[Thanks to Via Meadia’s Man in Istanbul for this roundup of the top stories in Turkey over the last few days.]
In a closely watched statement, Interior Minister İdris Naim Şahin articulated what has emerged as the ruling Justice and Development Party’s (AKP) line on claims published by the Wall Street Journal that U.S. intelligence prompted the heavily criticized Turkish drone strike at Uludere on the Iraqi border in which 34 civilians perished. Şahin claimed “the strike order was not given by the President, the Prime Minister or the Chief of General Staff. . . . [it] was initiated by commanders who analyzed the images in Ankara.” Shifting blame yet again onto the lower rungs of the Turkish military (which is still a political hotbed, divided on questions secularism and civilian-military control), he implied that the intelligence was Turkish in origin. Milliyet daily newspaper picked up the careful messaging, noting that Şahin’s comments target Brigadier General Ali Rıza Kuğu, the head of General Staff’s Second Analysis Department, while two columns–one by AKP Deputy Şamil Tayyar in Star daily, and Emre Uslu in Taraf —named General Kuğu as the chief culprit.

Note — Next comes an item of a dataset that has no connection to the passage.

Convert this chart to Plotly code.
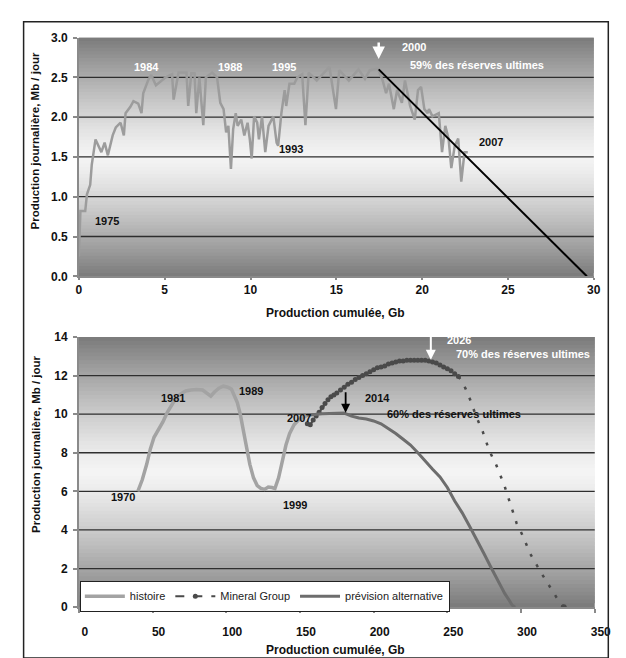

Later in the week, Haberturk and Hurriyet Daily News gave positive coverage to the news that Istanbul was officially named a candidate to hosting the 2020 Olympic Games. Time Warner, Inc. and Dubai-based Abraaj Capital remain the sole contenders to purchase Turkish ATV television company, since Rubert Murdoch’s News Corp withdrew its bid (Reuters). Organizers of the Eurasian Investors Summit announced the next meeting will take place in Istanbul, in affiliation with the Istanbul Stock Exchange (IMKB) and Federation of Eurasian Stock Exchange (FEAS) (Sabah). While addressing the press on his visit to Kazakhstan, Turkish Prime Minister Recep Tayyip Erdoğan echoed the remarks of President Abdullah Gül at the NATO Summit in Chicago, stating that Turkey’s position in NATO would be enhanced as a result of his governments decision to host the recently installed radar base at Turkey’s eastern Kürecik military base (Hurriyet).
On the heels of criticism of Turkey in the U.S. State Department’s 2012 report on human rights, the Diyarbakır 5th High Criminal Court sentenced Leyla Zana, a Kurdish activist and MP from the province to ten years in prison for terrorism, revoking her voting rights and banning her from standing for public office (Radikal). Sedat Ergin of Hürriyet drew attention to the investigation begun this week of celebrated Turkish pianist Fazıl Say for “instigating hatred” through tweets critical of Islam.